Paterno voices support for a playoff system
PITTSBURGH — Penn State football coach Joe Paterno is lobbying again for a Division I-A football playoff, calling the reasons against it "bogus" less than three weeks after the Bowl Championship Series decided to maintain its current format for the future.
The 81-year-old coach said Thursday he doubts if a playoff system would be enacted soon, particularly after a May 5 meeting of the 11 Football Bowl Subdivision conferences and Notre Dame's athletic director ended with a decision to keep the current system and begin negotiations with the television networks.
"I don't think so right now, and I don't know why," said Paterno, who is entering his 43rd season as Penn State's head coach. "I'm only going to be a head coach another 10 or 15 years, and I don't think it will happen by then."
Paterno, whose contract runs through the upcoming season but has not been extended, laughed at his own joke.

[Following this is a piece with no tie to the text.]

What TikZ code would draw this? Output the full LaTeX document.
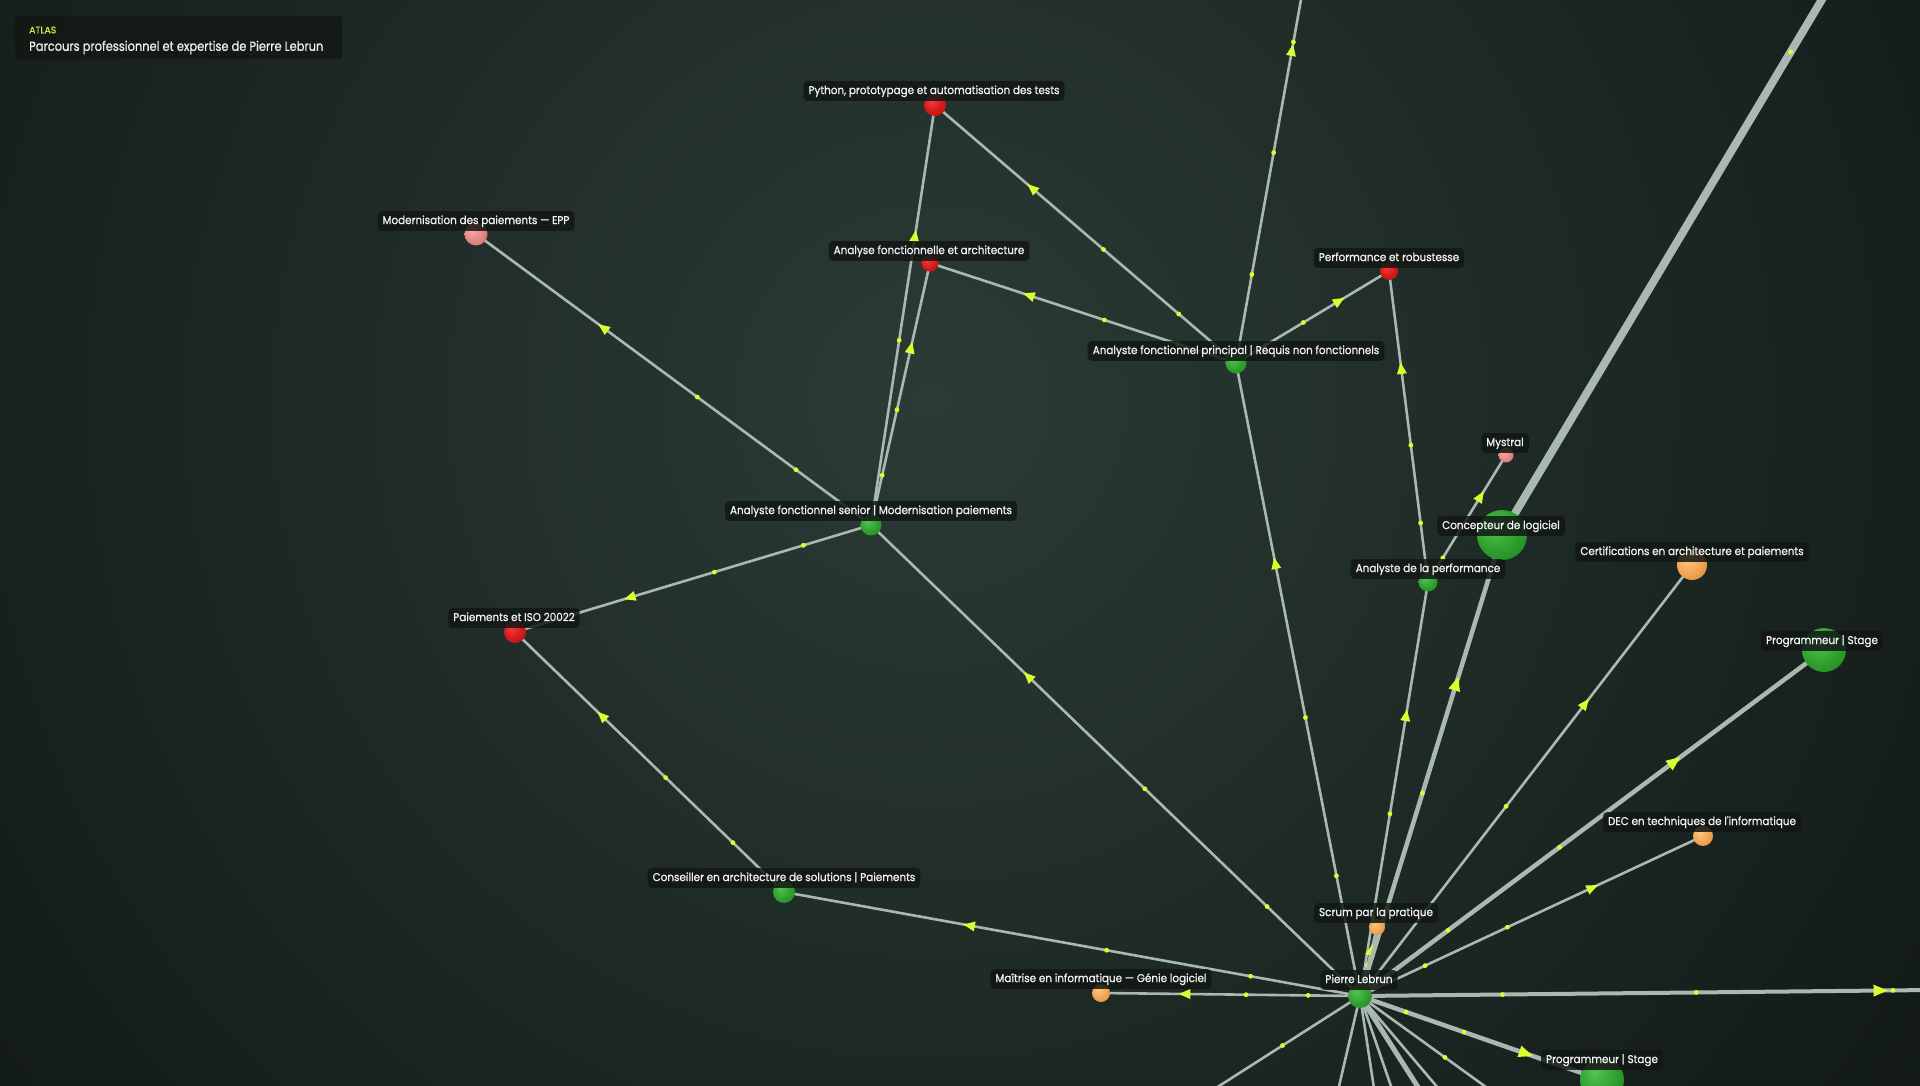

Paterno's pro-playoff stance differs from that of the Big Ten, which has long opposed a playoff. At the May 5 meeting, only the Atlantic Coast and Southeastern conference commissioners favored a system proposed by SEC commissioner Mike Slive that would have seeded the top four teams into two BCS bowls and had the two winners meet a week later for the BCS championship game. The BCS bowls are the Rose, Sugar, Orange and Fiesta.
Those opposing the playoff cited the sanctity of the regular season and the fact the players would be forced to miss too much class time. Paterno rejected those rationales, noting the highly profitable Division I men's basketball tournament is more disruptive to its players.
"To be frank with you, I don't know what the reasons are not to have a playoff," Paterno said during a speaking appearance in Pittsburgh. "You can talk about missing class and all that kind of stuff, (yet) you see basketball go on forever. You have a lot of bogus excuses, but obviously the majority of people who have the say don't want it."